Por el Padre Martín Ponce De León
Respeto que usted la denomine de otra manera dentro de las varias que posee esta semana pero yo no puedo llamarla de otra manera que no sea “Semana Santa”
Para los cristianos es esta una semana muy especial puesto que desbordada por acontecimientos que hacen a la esencia del ser cristianos.
Acontecimientos que se detonan por la entrada triunfal de Jesús en Jerusalén. Hecho que tiene, desgraciadamente, “los ramos” que recuerdan dicho acontecimiento.
Digo “desgraciadamente” puesto que los ramos han adquirido un protagonismo que solamente debe tenerlo Jesús.
Un Jesús que quiere entrar en nuestra vida para que la misma, reconociéndolo como Señor, se llene de fiesta, alegría y gozo.
Un Jesús que quiere entrar en nuestra vida para que la misma se llene de valores, de la voluntad del Padre Dios y de una creciente fraternidad.
¿Le permitimos ingrese en nosotros y sea protagonista?
¿Le dejamos ingresar en nosotros para que lo nuestro sea una prolongada celebración de gratitud a Dios?
El jueves celebramos “la última cena de Jesús”. Una celebración cargada de signos de real importancia cada uno de ellos.
En primer lugar que Jesús se reúne a cenar con sus amigos en un encuentro cargado de fraternidad. Es un encuentro donde se comparte la vida y la fraternidad.
Jesús lava los pies a sus amigos. Es Jesús que asume una tarea propia de los esclavos. Se hace esclavo porque servidor desde el amor. Esclavo desde el amor que es servir hasta dar la vida. Ese signo que era de bienvenida a los invitados a la mesa. Jesús al hacer suyo el gesto nos dice que lo suyo es nuestro y, por ello, bienvenidos a lo suyo y para ello se queda en la eucaristía que es otro de los grandes gestos de la celebración.
Es, también, una jornada donde se recuerda la institución del sacerdocio con lo que de servidores ello es.
El viernes recordamos “la Pasión de Jesús”. Es una celebración donde el amor desborda en todos y cada uno de los momentos.
Es evidente que es mucho más fácil si nos quedamos mirando a Jesús en la cruz y toda su carga de sufrimiento o toda la injusticia que rodean a sus últimos momentos.
Todo lo del Viernes Santo es una acabada demostración de lo mucho que somos amados por Dios. Nos da todo, hasta su vida, para mostrarnos su amor.

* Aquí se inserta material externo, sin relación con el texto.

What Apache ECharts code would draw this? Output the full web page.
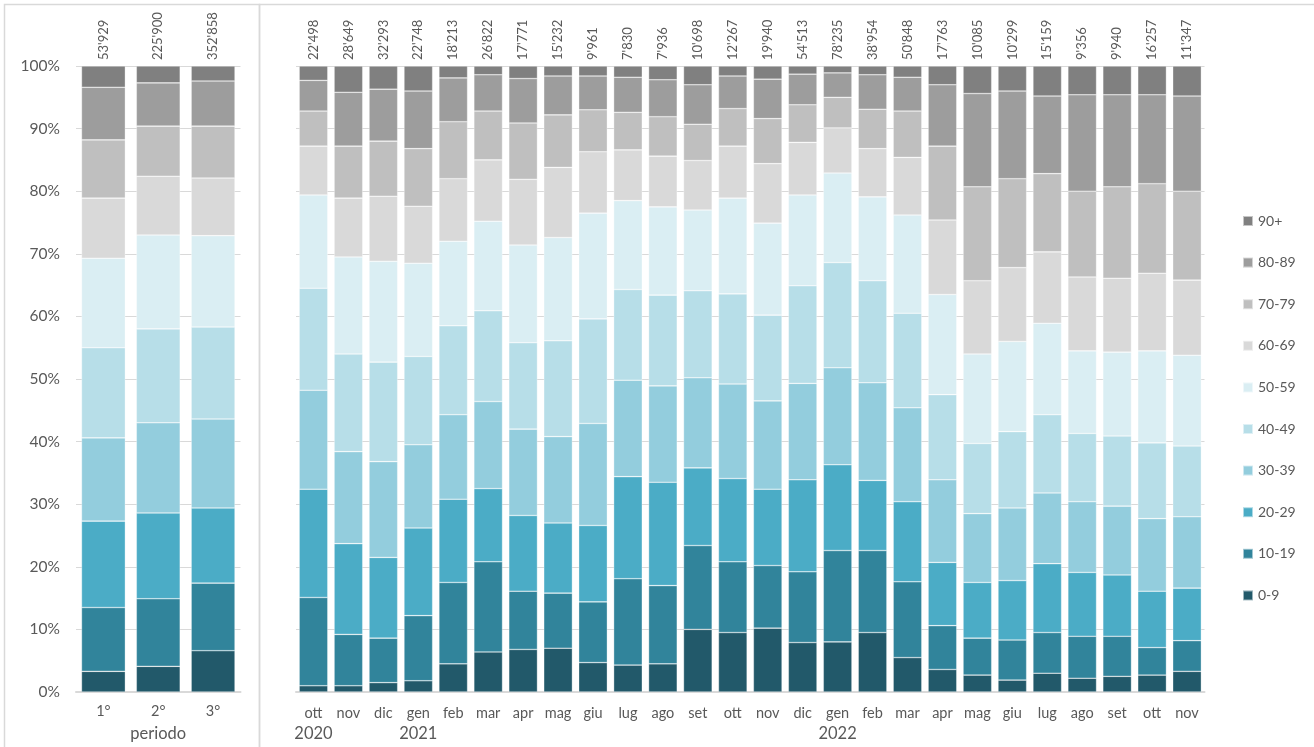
<!DOCTYPE html>
<html>
<head>
<meta charset="utf-8">
<script src="https://cdn.jsdelivr.net/npm/echarts@6/dist/echarts.min.js"></script>
<style>
html,body{margin:0;padding:0;background:#fff;}
#c{width:1314px;height:747px;}
</style>
</head>
<body>
<div id="c"></div>
<script>
// ---- data ----
const ageGroups = ['0-9','10-19','20-29','30-39','40-49','50-59','60-69','70-79','80-89','90+'];
const ageColors = ['#22596a','#31849b','#4bacc6','#93cddd','#b7dee8','#daeef3','#d9d9d9','#bfbfbf','#9d9d9d','#808080'];

const periods = ['1°','2°','3°'];
const periodTotals = ["53'929","225'900","352'858"];
// shares (%) per age group, one row per age group, one value per period
const periodShares = [
  [3.3, 4.1, 6.6],
  [10.2, 10.8, 10.8],
  [13.8, 13.7, 12.0],
  [13.3, 14.4, 14.2],
  [14.4, 15.0, 14.7],
  [14.3, 15.0, 14.6],
  [9.6, 9.4, 9.2],
  [9.3, 8.0, 8.3],
  [8.4, 6.9, 7.2],
  [3.4, 2.7, 2.4]
];

const months = ['ott','nov','dic','gen','feb','mar','apr','mag','giu','lug','ago','set','ott',
                'nov','dic','gen','feb','mar','apr','mag','giu','lug','ago','set','ott','nov'];
const monthYears = ['2020','','','2021','','','','','','','','','','','','2022','','','','','','','','','',''];
const monthTotals = ["22'498","28'649","32'293","22'748","18'213","26'822","17'771","15'232","9'961","7'830",
                     "7'936","10'698","12'267","19'940","54'513","78'235","38'954","50'848","17'763","10'085",
                     "10'299","15'159","9'356","9'940","16'257","11'347"];
// shares (%) per age group, one row per age group, one value per month
const monthShares = [
  [1.0,1.0,1.5,1.8,4.5,6.4,6.8,7.0,4.7,4.3,4.5,10.0,9.5,10.2,7.9,8.0,9.5,5.5,3.6,2.7,1.9,3.0,2.2,2.5,2.7,3.3],
  [14.1,8.2,7.1,10.4,13.0,14.4,9.3,8.8,9.7,13.8,12.5,13.4,11.3,10.0,11.3,14.6,13.1,12.1,7.0,5.9,6.4,6.5,6.7,6.4,4.4,4.9],
  [17.3,14.5,12.9,14.0,13.3,11.7,12.1,11.2,12.2,16.3,16.5,12.4,13.3,12.2,14.7,13.7,11.2,12.8,10.1,8.9,9.5,11.0,10.2,9.8,9.0,8.4],
  [15.8,14.7,15.3,13.3,13.5,13.9,13.8,13.8,16.3,15.4,15.4,14.4,15.1,14.1,15.4,15.5,15.6,15.0,13.2,11.0,11.6,11.3,11.3,11.0,11.6,11.4],
  [16.3,15.6,15.9,14.1,14.2,14.5,13.8,15.3,16.7,14.5,14.5,13.9,14.4,13.7,15.6,16.8,16.3,15.1,13.6,11.2,12.2,12.5,10.9,11.2,12.1,11.3],
  [14.9,15.5,16.1,14.9,13.5,14.3,15.6,16.5,16.9,14.2,14.1,12.9,15.3,14.7,14.5,14.3,13.4,15.7,16.0,14.3,14.4,14.6,13.2,13.4,14.7,14.5],
  [7.8,9.4,10.4,9.1,10.0,9.8,10.5,11.2,9.8,8.1,8.1,7.9,8.3,9.5,8.4,7.2,7.7,9.2,11.9,11.7,11.8,11.4,11.8,11.8,12.4,12.0],
  [5.6,8.3,8.8,9.2,9.1,7.8,9.0,8.4,6.7,6.0,6.3,5.8,6.0,7.2,6.0,4.9,6.3,7.4,11.8,15.0,14.2,12.5,13.7,14.6,14.3,14.2],
  [4.9,8.6,8.3,9.2,7.0,5.8,7.1,6.2,5.4,5.6,5.9,6.3,5.2,6.3,4.9,3.9,5.5,5.4,9.8,14.9,14.0,12.4,15.4,14.7,14.2,15.2],
  [2.3,4.2,3.7,4.0,1.9,1.4,2.0,1.6,1.6,1.8,2.2,3.0,1.6,2.1,1.3,1.1,1.4,1.8,3.0,4.4,4.0,4.8,4.6,4.6,4.6,4.8]
];
const yTicks = [0,10,20,30,40,50,60,70,80,90,100];

// ---- chart ----
const FONT = 'Lato, "Open Sans", sans-serif';
const TXT = '#595959';
const chart = echarts.init(document.getElementById('c'), null, {renderer:'canvas'});

function makeSeries(sharesRows, totals, axisIdx) {
  return ageGroups.map((g, i) => ({
    name: g,
    type: 'bar',
    stack: 'p' + axisIdx,
    xAxisIndex: axisIdx,
    yAxisIndex: axisIdx,
    barCategoryGap: axisIdx === 0 ? '20%' : '18%',
    data: sharesRows[i],
    itemStyle: { color: ageColors[i], borderColor: 'rgba(255,255,255,0.55)', borderWidth: 0.6 },
    emphasis: { disabled: true },
    label: i === ageGroups.length - 1 ? {
      show: true, position: 'top', rotate: 90, align: 'left', verticalAlign: 'middle',
      distance: 6, color: TXT, fontFamily: FONT, fontSize: 13,
      formatter: p => totals[p.dataIndex]
    } : { show: false }
  }));
}

const yAxisCommon = {
  type: 'value', min: 0, max: 100, interval: 10,
  axisLine: { show: false }, axisTick: { show: false },
  splitLine: { lineStyle: { color: '#d9d9d9', width: 1 } }
};

const option = {
  backgroundColor: '#fff',
  animation: false,
  textStyle: { fontFamily: FONT },
  graphic: [
    { type: 'rect', shape: { x: 4.5, y: 4.5, width: 255, height: 770 }, style: { fill: 'none', stroke: '#d9d9d9', lineWidth: 1.5 }, silent: true },
    { type: 'rect', shape: { x: 259.5, y: 4.5, width: 1080, height: 770 }, style: { fill: 'none', stroke: '#d9d9d9', lineWidth: 1.5 }, silent: true }
  ],
  legend: {
    orient: 'vertical', left: 1237, top: 209,
    itemWidth: 10, itemHeight: 10, itemGap: 27.6,
    icon: 'rect',
    data: ageGroups.slice().reverse(),
    textStyle: { color: TXT, fontSize: 14, fontFamily: FONT },
    selectedMode: false
  },
  grid: [
    { left: 76, top: 66, width: 164.5, height: 626, containLabel: false, outerBoundsMode: 'none' },
    { left: 296, top: 66, width: 908.5, height: 626, containLabel: false, outerBoundsMode: 'none' }
  ],
  xAxis: [
    {
      type: 'category', gridIndex: 0, data: periods,
      axisLine: { lineStyle: { color: '#d9d9d9', width: 2 } }, axisTick: { show: false },
      axisLabel: { color: TXT, fontSize: 14.5, fontFamily: FONT, margin: 12 },
      name: 'periodo', nameLocation: 'middle', nameGap: 33,
      nameTextStyle: { color: TXT, fontSize: 16.5, fontFamily: FONT }
    },
    {
      type: 'category', gridIndex: 1, data: months,
      axisLine: { lineStyle: { color: '#d9d9d9', width: 2 } }, axisTick: { show: false },
      axisLabel: {
        color: TXT, fontFamily: FONT, margin: 12, interval: 0,
        formatter: (v, idx) => monthYears[idx] ? '{m|' + v + '}\n{y|' + monthYears[idx] + '}' : '{m|' + v + '}',
        rich: {
          m: { fontSize: 14.5, color: TXT, fontFamily: FONT, lineHeight: 19 },
          y: { fontSize: 16.5, color: TXT, fontFamily: FONT, lineHeight: 22 }
        }
      }
    }
  ],
  yAxis: [
    Object.assign({}, yAxisCommon, {
      gridIndex: 0,
      axisLabel: { color: TXT, fontSize: 15.5, fontFamily: FONT, margin: 16, formatter: '{value}%' }
    }),
    Object.assign({}, yAxisCommon, {
      gridIndex: 1,
      axisLabel: { show: false }
    })
  ],
  series: makeSeries(periodShares, periodTotals, 0).concat(makeSeries(monthShares, monthTotals, 1))
};
chart.setOption(option);
</script>
</body>
</html>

Dios ama y no se guarda nada y, por ello, es una capacidad de amarnos realmente que desborda todo lo que pueden ser nuestras capacidades imaginativas.
El sábado celebramos su vuelta a la vida.
Es un amor, el suyo, tan intenso que la muerte no puede retenerlo y, por ello, vuelve a la vida para mostrarnos que siempre el amor disipa nuestras oscuridades llenándolas con su luz.
Es una demostración que el amor verdadero nos colma de luz pese a que rodeados de realidades que dicen y construyen muerte.
Sin lugar a dudas que la única manera de poder comprender en totalidad la vida de Jesús es desde la perspectiva de un gran acto de amor de Él y, por lo tanto, de Dios hacia los seres humanos.
Vence y supera cada una de esas realidades que dicen de muerte, de oscuridad o sombra en la medida en que dejemos que su amor transforme nuestra existencia.
Resucitó para que nos animemos a soñar.
Resucitó para que nuestra vida se realice.
Resucitó para que descubramos el valor de la entrega desinteresada.
Resucitó para que sepamos no transitamos solos por los senderos del existir.
Resucitó para que nada nos impida amar de verdad.
Resucitó para que podamos valorar, debidamente, el empeñarnos en ayudar.
Resucitó para que nuestra existencia se colme de la alegría de sabernos amados.